Weighted k-Server Bounds via Combinatorial Dichotomies

TL;DR

This paper establishes a doubly exponential lower bound on the competitive ratio for the weighted k-server problem on uniform metrics, matching known upper bounds and advancing understanding of its complexity and structure.

Contribution

It provides the first tight lower bound for the weighted k-server problem on uniform metrics and links it to a combinatorial problem using Ramsey theory, revealing structural properties.

Findings

Doubly exponential lower bound on competitive ratio

Generalized Work Function Algorithm is nearly optimal

New upper bounds for multiple weight classes

Abstract

The weighted $k$-server problem is a natural generalization of the $k$-server problem where each server has a different weight.

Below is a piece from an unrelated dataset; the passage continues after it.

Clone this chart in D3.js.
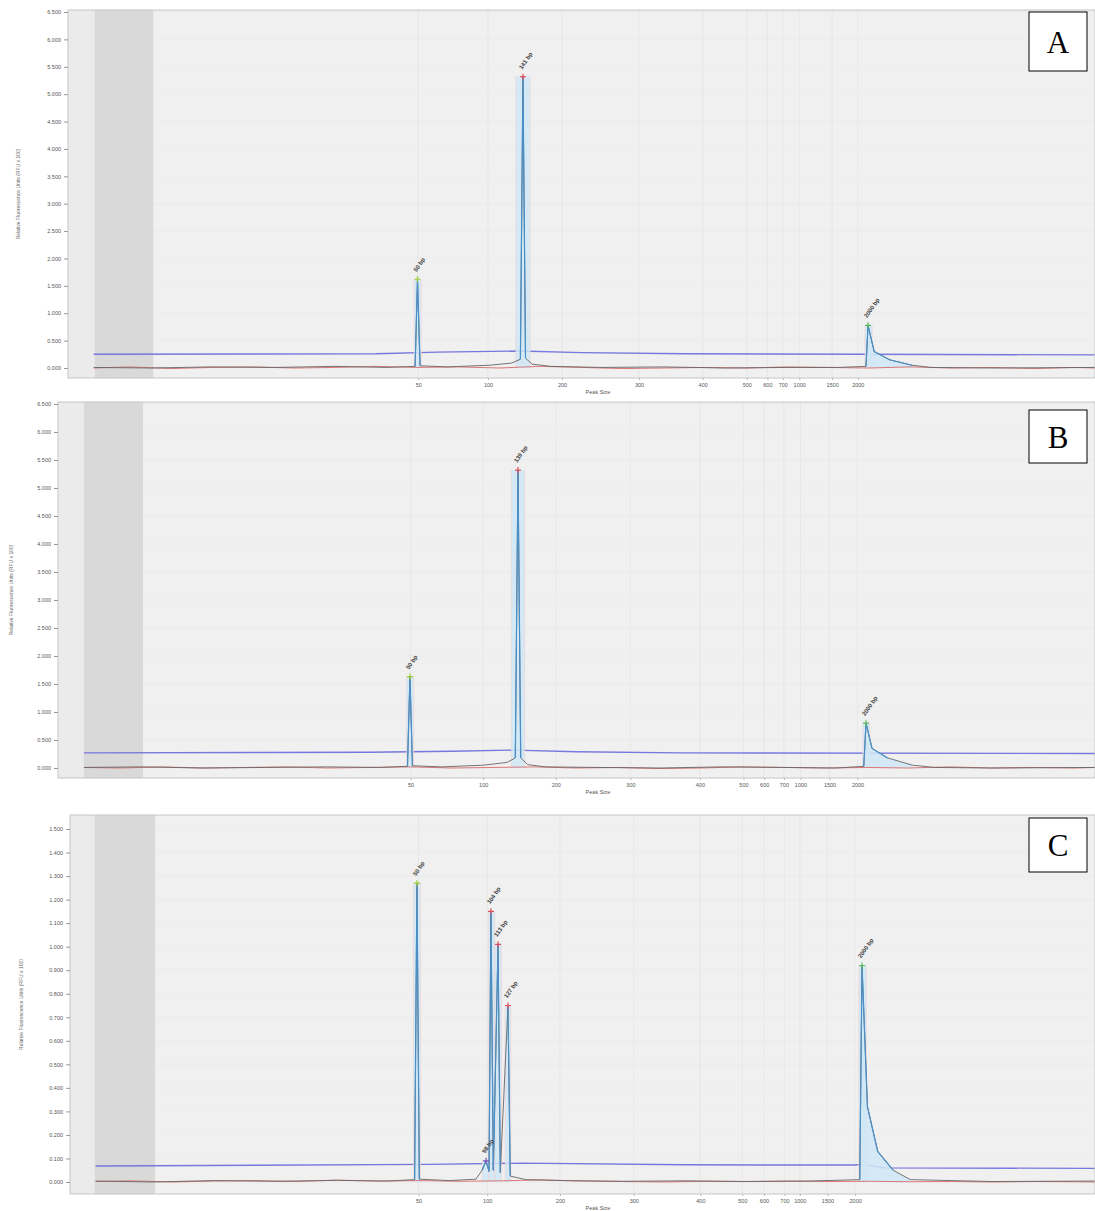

We consider the problem on uniform metrics, which corresponds to a natural generalization of paging. Our main result is a doubly exponential lower bound on the competitive ratio of any deterministic online algorithm, that essentially matches the known upper bounds for the problem and closes a large and long-standing gap. The lower bound is based on relating the weighted $k$-server problem to a certain combinatorial problem and proving a Ramsey-theoretic lower bound for it. This combinatorial connection also reveals several structural properties of low cost feasible solutions to serve a sequence of requests. We use this to show that the generalized Work Function Algorithm achieves an almost optimum competitive ratio, and to obtain new refined upper bounds on the competitive ratio for the case of $d$ different weight classes.